> [Task instructions] Copy exactly, and only, the lines below from the first through the one containing "import matplotlib.pyplot as plt", both included; pictures are omitted.

>> start

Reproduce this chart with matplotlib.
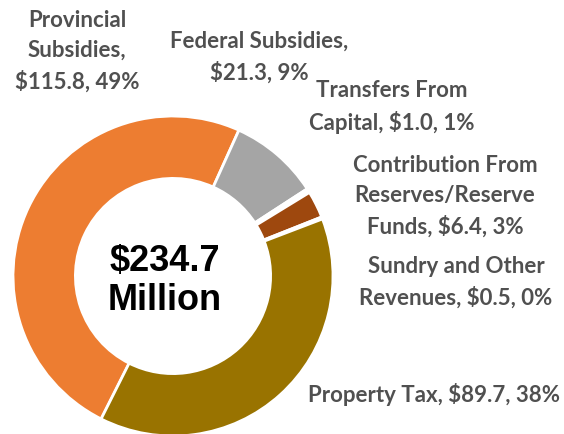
import matplotlib
matplotlib.use("Agg")
import matplotlib.pyplot as plt

# revenue sources ($ millions), in drawing order (clockwise)
sources = [
    "Provincial\nSubsidies,",
    "Federal Subsidies,",
    "Transfers From\nCapital,",
    "Contribution From\nReserves/Reserve\nFunds,",
    "Sundry and Other\nRevenues,",
    "Property Tax,",
]
values = [115.8, 21.3, 1.0, 6.4, 0.5, 89.7]
pct_labels = ["49%", "9%", "1%", "3%", "0%", "38%"]
# break between name and amount: newline or same line
breaks = ["\n", "\n", " ", " ", " ", " "]
total_label = "$234.7\nMillion"

colors = ["#ED7D31", "#A5A5A5", "#FFFFFF", "#9E480E", "#FFFFFF", "#997300"]

# label centres in pixels (x, y from top)
label_px = [(77, 51), (259, 57), (392, 107), (445, 196), (456, 282), (434, 395)]

W, H = 564, 435


def fx(x):
    return x / W


def fy(y):
    return 1 - y / H


def main():
    fig = plt.figure(figsize=(W / 100, H / 100), dpi=100)

    cx, cy, r = 173, 277, 160
    ax = fig.add_axes([fx(cx - r), fy(cy + r), 2 * r / W, 2 * r / H])
    ax.pie(values, colors=colors, startangle=243.3, counterclock=False,
           radius=1.0, wedgeprops=dict(width=0.39, edgecolor="white", linewidth=2))
    ax.set_xlim(-1, 1)
    ax.set_ylim(-1, 1)
    ax.set_aspect("equal")
    ax.axis("off")

    fig.text(fx(165), fy(281), total_label, ha="center", va="center",
             fontsize=26, fontweight="bold", family="Liberation Sans",
             linespacing=1.15, color="black")

    for name, val, pct, br, (x, y) in zip(sources, values, pct_labels, breaks, label_px):
        text = f"{name}{br}${val:.1f}, {pct}"
        fig.text(fx(x), fy(y), text, ha="center", va="center", multialignment="center",
                 fontsize=16, fontweight="bold", family="Lato", color="#505050",
                 linespacing=1.52)

    fig.savefig("out.png", dpi=100)
    plt.close(fig)


if __name__ == "__main__":
    main()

>> end

> [Solved problem]
Reproduce this chart with matplotlib.
import matplotlib
matplotlib.use("Agg")
import matplotlib.pyplot as plt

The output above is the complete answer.